Day 2 of PIME 2011 concentrated on public relations and issues of major public concern. Presentations were given on a range of subjects, including non-proliferation, nuclear new build in Finland and Argentina and waste management and public acceptance in relation to a spent nuclear fuel repository in Sweden. The focus was on key messages, communications tools and target audiences. Argentina, for example, has launched an awareness programme aimed at popularising nuclear energy nationwide and increasing public acceptance (especially among young people) of the second Atucha nuclear unit. In Finland, the promotion of the Okiluoto NPP’s units 3 and 4 started a long time ago, so public opinion in Finland is in favour of nuclear new build. Videos and short clips about the campaigns were also presented.
Day 2 also featured 3 workshops: Communicating with young people, Establishing a dialogue with the local community and Media training for communicators and spokespersons. The workshop devoted to communicating with young people was especially popular (around 45 people attended it). During this workshop it was emphasised that young people are prepared for change, they accept it and they adapt to it very quickly. So, in order to succeed in communicating with them we have to adopt a similar approach. Also, we should definitely be very active, try many different tools to launch simple activities that prove successful with young people.

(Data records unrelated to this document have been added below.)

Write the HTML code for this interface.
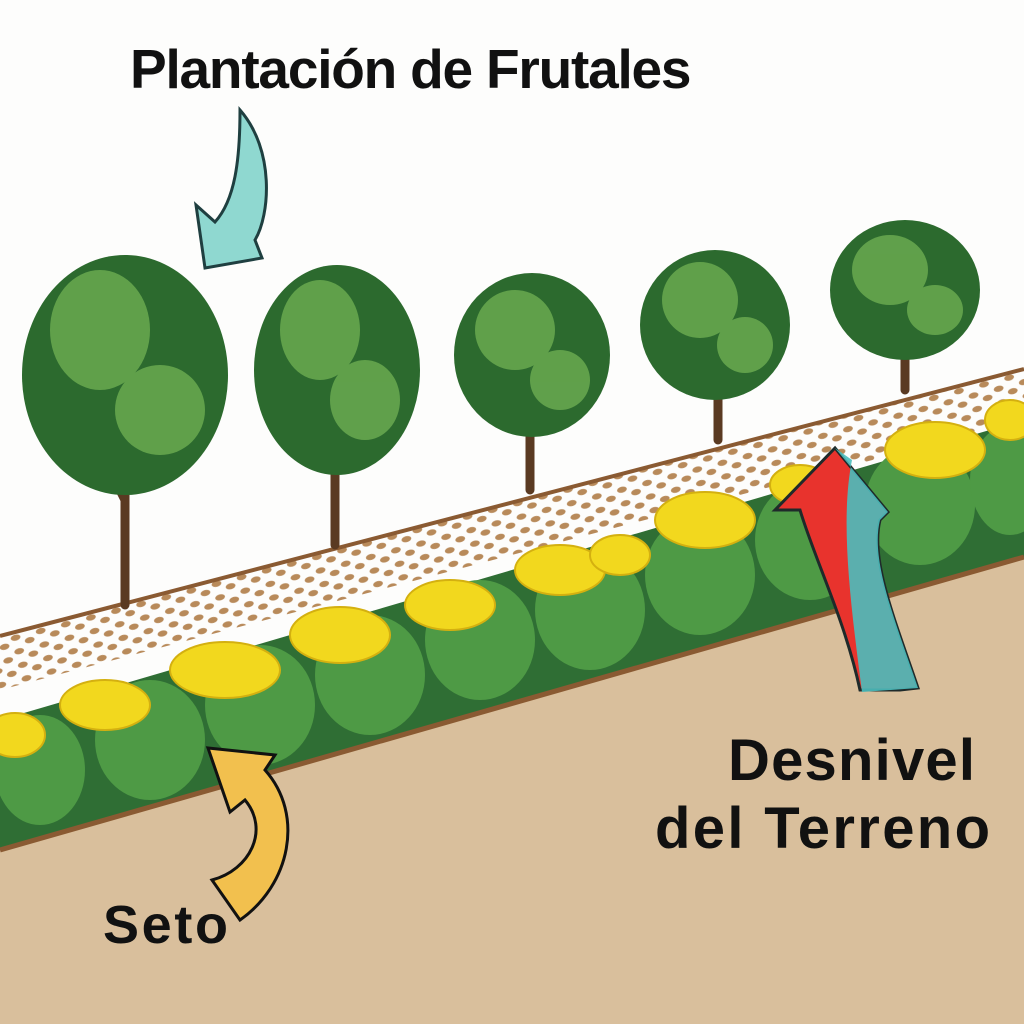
<!DOCTYPE html>
<html><head><meta charset="utf-8"><style>
html,body{margin:0;padding:0;background:#fdfdfc;}
svg{display:block}
text{font-family:"Liberation Sans","DejaVu Sans",sans-serif;font-weight:bold;fill:#111}
</style></head><body>
<svg width="1024" height="1024" viewBox="0 0 1024 1024" xmlns="http://www.w3.org/2000/svg">
<defs>
<pattern id="peb" width="26" height="14" patternUnits="userSpaceOnUse" patternTransform="rotate(-15)">
<ellipse cx="6" cy="4" rx="5" ry="3" fill="#b88a5a"/>
<ellipse cx="19" cy="10" rx="5" ry="3" fill="#b88a5a"/>
</pattern>
</defs>
<rect width="1024" height="1024" fill="#fdfdfc"/>
<polygon points="0,636 1024,369 1024,420 0,690" fill="url(#peb)"/>
<line x1="0" y1="636" x2="1024" y2="369" stroke="#8a5a32" stroke-width="4"/>
<polygon points="0,720 1024,420 1024,560 0,855" fill="#2f6e34"/>
<g fill="#4e9a45">
<ellipse cx="40" cy="770" rx="45" ry="55"/><ellipse cx="150" cy="740" rx="55" ry="60"/>
<ellipse cx="260" cy="705" rx="55" ry="60"/><ellipse cx="370" cy="675" rx="55" ry="60"/>
<ellipse cx="480" cy="640" rx="55" ry="60"/><ellipse cx="590" cy="610" rx="55" ry="60"/>
<ellipse cx="700" cy="575" rx="55" ry="60"/><ellipse cx="810" cy="540" rx="55" ry="60"/>
<ellipse cx="920" cy="505" rx="55" ry="60"/><ellipse cx="1010" cy="480" rx="40" ry="55"/>
</g>
<g fill="#f2d81e" stroke="#d4b010" stroke-width="2">
<ellipse cx="15" cy="735" rx="30" ry="22"/><ellipse cx="105" cy="705" rx="45" ry="25"/>
<ellipse cx="225" cy="670" rx="55" ry="28"/><ellipse cx="340" cy="635" rx="50" ry="28"/>
<ellipse cx="450" cy="605" rx="45" ry="25"/><ellipse cx="560" cy="570" rx="45" ry="25"/>
<ellipse cx="620" cy="555" rx="30" ry="20"/><ellipse cx="705" cy="520" rx="50" ry="28"/>
<ellipse cx="800" cy="485" rx="30" ry="20"/><ellipse cx="935" cy="450" rx="50" ry="28"/>
<ellipse cx="1010" cy="420" rx="25" ry="20"/>
</g>
<polygon points="0,850 1024,557 1024,1024 0,1024" fill="#d9bf9c"/>
<line x1="0" y1="850" x2="1024" y2="557" stroke="#8a5a32" stroke-width="5"/>
<g stroke="#5a3a22" stroke-width="9" fill="none" stroke-linecap="round">
<path d="M125,605 L125,460 M125,500 L95,440 M125,490 L160,440"/>
<path d="M335,545 L335,440 M335,470 L310,420 M335,460 L365,415"/>
<path d="M530,490 L530,410 M530,430 L505,390 M530,425 L555,385"/>
<path d="M718,440 L718,370 M718,390 L690,350 M718,385 L745,345"/>
<path d="M905,390 L905,330 M905,345 L880,310 M905,345 L930,305"/>
</g>
<g fill="#2c6a2e">
<ellipse cx="125" cy="375" rx="103" ry="120"/>
<ellipse cx="337" cy="370" rx="83" ry="105"/>
<ellipse cx="532" cy="355" rx="78" ry="82"/>
<ellipse cx="715" cy="325" rx="75" ry="75"/>
<ellipse cx="905" cy="290" rx="75" ry="70"/>
</g>
<g fill="#6eae52" opacity="0.8">
<ellipse cx="100" cy="330" rx="50" ry="60"/><ellipse cx="160" cy="410" rx="45" ry="45"/>
<ellipse cx="320" cy="330" rx="40" ry="50"/><ellipse cx="365" cy="400" rx="35" ry="40"/>
<ellipse cx="515" cy="330" rx="40" ry="40"/><ellipse cx="560" cy="380" rx="30" ry="30"/>
<ellipse cx="700" cy="300" rx="38" ry="38"/><ellipse cx="745" cy="345" rx="28" ry="28"/>
<ellipse cx="890" cy="270" rx="38" ry="35"/><ellipse cx="935" cy="310" rx="28" ry="25"/>
</g>
<path d="M240,110 C275,150 270,215 255,240 L262,258 L205,268 L196,205 L215,222 C235,200 240,160 240,110 Z" fill="#8fd8d0" stroke="#1f3f40" stroke-width="3"/>
<path d="M900,690 L918,688 C895,620 870,560 880,520 L888,512 L835,448 L775,510 L800,510 C815,560 845,620 860,690 Z" fill="#e8332d" stroke="#1f2a2a" stroke-width="3"/>
<path d="M862,692 L918,688 C895,620 870,560 880,520 L888,512 L835,448 L852,460 C840,520 850,600 862,692 Z" fill="#4bbdbd" opacity="0.9"/>
<path d="M212,880 C250,870 270,830 245,800 L230,812 L208,748 L275,755 L265,770 C305,815 290,885 240,920 Z" fill="#f2c04e" stroke="#111" stroke-width="3"/>
<text x="130" y="88" font-size="55" letter-spacing="-1.5" textLength="560">Plantación de Frutales</text>
<text x="728" y="780" font-size="58" textLength="247">Desnivel</text>
<text x="655" y="848" font-size="58" textLength="335">del Terreno</text>
<text x="103" y="943" font-size="54" textLength="125">Seto</text>
</svg>
</body></html>
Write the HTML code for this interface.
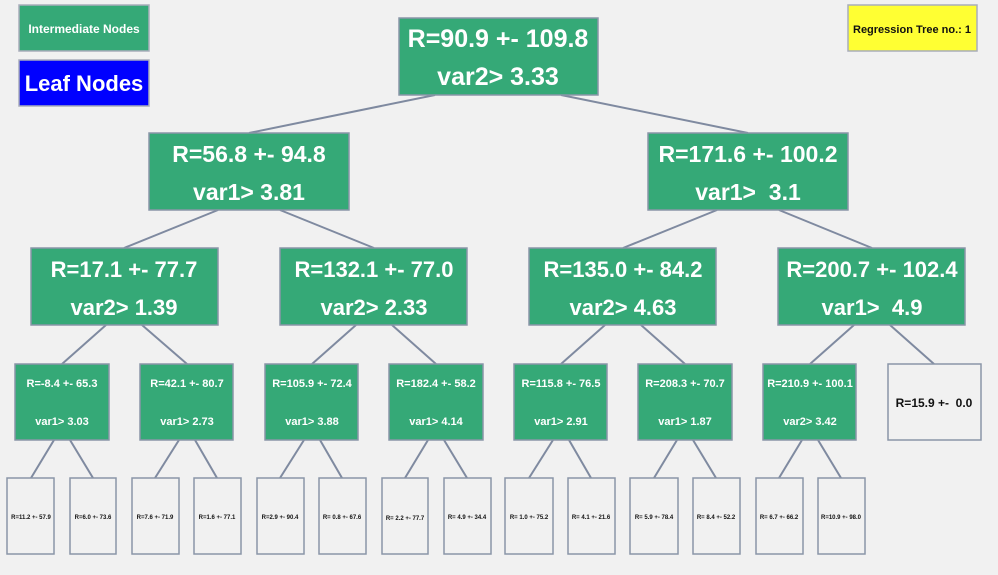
<!DOCTYPE html>
<html><head><meta charset="utf-8"><style>
body{margin:0;background:#f1f1f1;}
svg{display:block;font-family:"Liberation Sans",Arial,sans-serif;font-weight:bold;}
text{white-space:pre;}
</style></head><body>
<svg width="998" height="575" viewBox="0 0 998 575">
<rect width="998" height="575" fill="#f1f1f1"/>
<g stroke="#7f8aa0" stroke-width="2" fill="none">
<line x1="435" y1="95" x2="249" y2="133"/><line x1="561" y1="95" x2="748" y2="133"/>
<line x1="218" y1="210" x2="124" y2="248"/><line x1="280" y1="210" x2="374" y2="248"/>
<line x1="717" y1="210" x2="623" y2="248"/><line x1="779" y1="210" x2="872" y2="248"/>
<line x1="106" y1="325" x2="62" y2="364"/><line x1="142" y1="325" x2="187" y2="364"/>
<line x1="356" y1="325" x2="312" y2="364"/><line x1="392" y1="325" x2="436" y2="364"/>
<line x1="605" y1="325" x2="561" y2="364"/><line x1="641" y1="325" x2="685" y2="364"/>
<line x1="854" y1="325" x2="810" y2="364"/><line x1="890" y1="325" x2="934" y2="364"/>
<line x1="54" y1="440" x2="31" y2="478"/><line x1="70" y1="440" x2="93" y2="478"/>
<line x1="179" y1="440" x2="155" y2="478"/><line x1="195" y1="440" x2="217" y2="478"/>
<line x1="304" y1="440" x2="280" y2="478"/><line x1="320" y1="440" x2="342" y2="478"/>
<line x1="428" y1="440" x2="405" y2="478"/><line x1="444" y1="440" x2="467" y2="478"/>
<line x1="553" y1="440" x2="529" y2="478"/><line x1="569" y1="440" x2="591" y2="478"/>
<line x1="677" y1="440" x2="654" y2="478"/><line x1="693" y1="440" x2="716" y2="478"/>
<line x1="802" y1="440" x2="779" y2="478"/><line x1="818" y1="440" x2="841" y2="478"/>
</g>
<g stroke="#a9adbb" stroke-width="1.5">
<rect x="19" y="5" width="130" height="46" fill="#35a977"/>
<rect x="19" y="60" width="130" height="46" fill="#0000ff"/>
<rect x="848" y="5" width="129" height="46" fill="#ffff33"/>
<g fill="#35a977" stroke="#8a96a8">
<rect x="399" y="18" width="199" height="77"/>
<rect x="149" y="133" width="200" height="77"/><rect x="648" y="133" width="200" height="77"/>
<rect x="31" y="248" width="187" height="77"/><rect x="280" y="248" width="187" height="77"/>
<rect x="529" y="248" width="187" height="77"/><rect x="778" y="248" width="187" height="77"/>
<rect x="15" y="364" width="94" height="76"/><rect x="140" y="364" width="93" height="76"/>
<rect x="265" y="364" width="93" height="76"/><rect x="389" y="364" width="94" height="76"/>
<rect x="514" y="364" width="93" height="76"/><rect x="638" y="364" width="94" height="76"/>
<rect x="763" y="364" width="93" height="76"/>
</g>
<g fill="#f1f1f1" stroke="#8a96a8">
<rect x="888" y="364" width="93" height="76"/>
<rect x="7" y="478" width="47" height="76"/><rect x="70" y="478" width="46" height="76"/>
<rect x="132" y="478" width="47" height="76"/><rect x="194" y="478" width="47" height="76"/>
<rect x="257" y="478" width="47" height="76"/><rect x="319" y="478" width="47" height="76"/>
<rect x="382" y="478" width="46" height="76"/><rect x="444" y="478" width="47" height="76"/>
<rect x="505" y="478" width="48" height="76"/><rect x="568" y="478" width="47" height="76"/>
<rect x="630" y="478" width="48" height="76"/><rect x="693" y="478" width="47" height="76"/>
<rect x="756" y="478" width="47" height="76"/><rect x="818" y="478" width="47" height="76"/>
</g>
</g>
<g text-anchor="middle" fill="#fff">
<text x="84" y="33" font-size="12">Intermediate Nodes</text>
<text x="84" y="91" font-size="22">Leaf Nodes</text>
<g font-size="25">
<text x="498" y="47">R=90.9 +- 109.8</text><text x="498" y="85">var2&gt; 3.33</text>
</g>
<g font-size="23">
<text x="249" y="162">R=56.8 +- 94.8</text><text x="249" y="200">var1&gt; 3.81</text>
<text x="748" y="162">R=171.6 +- 100.2</text><text x="748" y="200">var1&gt;  3.1</text>
</g>
<g font-size="22">
<text x="124" y="277">R=17.1 +- 77.7</text><text x="124" y="315">var2&gt; 1.39</text>
<text x="374" y="277">R=132.1 +- 77.0</text><text x="374" y="315">var2&gt; 2.33</text>
<text x="623" y="277">R=135.0 +- 84.2</text><text x="623" y="315">var2&gt; 4.63</text>
<text x="872" y="277">R=200.7 +- 102.4</text><text x="872" y="315">var1&gt;  4.9</text>
</g>
<g font-size="11">
<text x="62" y="387">R=-8.4 +- 65.3</text><text x="62" y="425">var1&gt; 3.03</text>
<text x="187" y="387">R=42.1 +- 80.7</text><text x="187" y="425">var1&gt; 2.73</text>
<text x="312" y="387">R=105.9 +- 72.4</text><text x="312" y="425">var1&gt; 3.88</text>
<text x="436" y="387">R=182.4 +- 58.2</text><text x="436" y="425">var1&gt; 4.14</text>
<text x="561" y="387">R=115.8 +- 76.5</text><text x="561" y="425">var1&gt; 2.91</text>
<text x="685" y="387">R=208.3 +- 70.7</text><text x="685" y="425">var1&gt; 1.87</text>
<text x="810" y="387">R=210.9 +- 100.1</text><text x="810" y="425">var2&gt; 3.42</text>
</g>
</g>
<g text-anchor="middle" fill="#111">
<text x="912" y="33" font-size="11">Regression Tree no.: 1</text>
<text x="934" y="407" font-size="12">R=15.9 +-  0.0</text>
<g font-size="6">
<text x="31" y="519">R=11.2 +- 57.9</text><text x="93" y="519">R=6.0 +- 73.6</text>
<text x="155" y="519">R=7.6 +- 71.9</text><text x="217" y="519">R=1.6 +- 77.1</text>
<text x="280" y="519">R=2.9 +- 90.4</text><text x="342" y="519">R= 0.8 +- 67.6</text>
<text x="405" y="520">R= 2.2 +- 77.7</text><text x="467" y="519">R= 4.9 +- 34.4</text>
<text x="529" y="519">R= 1.0 +- 75.2</text><text x="591" y="519">R= 4.1 +- 21.6</text>
<text x="654" y="519">R= 5.9 +- 78.4</text><text x="716" y="519">R= 8.4 +- 52.2</text>
<text x="779" y="519">R= 6.7 +- 66.2</text><text x="841" y="519">R=10.9 +- 98.0</text>
</g>
</g>
</svg>
</body></html>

Other tips about communicating with young people were: try to include them in your activity, do not just give an explanation, do not hide information from them, do not be scared of the public since people have the power to talk for you and in your favour (or against you), always control what people are saying about the nuclear sector, challenge young people, dare them to think and offer them a vision of the future so they can see that nuclear energy really has potential!
The final day of PIME 2011 was set aside for a technical tour of the Belgium Nuclear Research Centre, SCK-CEN, at Mol. Participants visited the BR2 reactor there, which has been operational since 1963 and the Hades underground laboratory where issues regarding the storage of radioactive waste underground are addressed. New projects like Myrrha and Guinevere were presented and one group visited the installation of the first lead-based ADS system. It is a critical assembly (kept in a subcritical state) connected to a deuterium accelerator, which together with tritium produces extra neutrons in order to make the reactor critical. This unique and innovative installation is built for the purpose of developing an advanced transmutation system and to investigate radioactive waste transmutation. Also, short visits to the hot cell area and the BR1 reactor were organised.
For 4 days PIME 2011 brought together many nuclear communicators. Lots of important issues were discussed, information from different countries was exchanged and experiences regarding nuclear communications were shared. PIME is definitely a very useful conference for all nuclear public information specialists who wish to enhance and share their know-how and explore new strategies for communicating nuclear.
This was my first “non-technical” conference and I really recommend that people working in nuclear communications visit and actively participate in PIME conferences. My participation definitely made me think more broadly about how nuclear communications are viewed. It also helped me to understand what issues are most important to the public and to young people in particular. This will help us find the right way of communicating with them and explaining all the benefits of nuclear energy, as well as its promise for the future.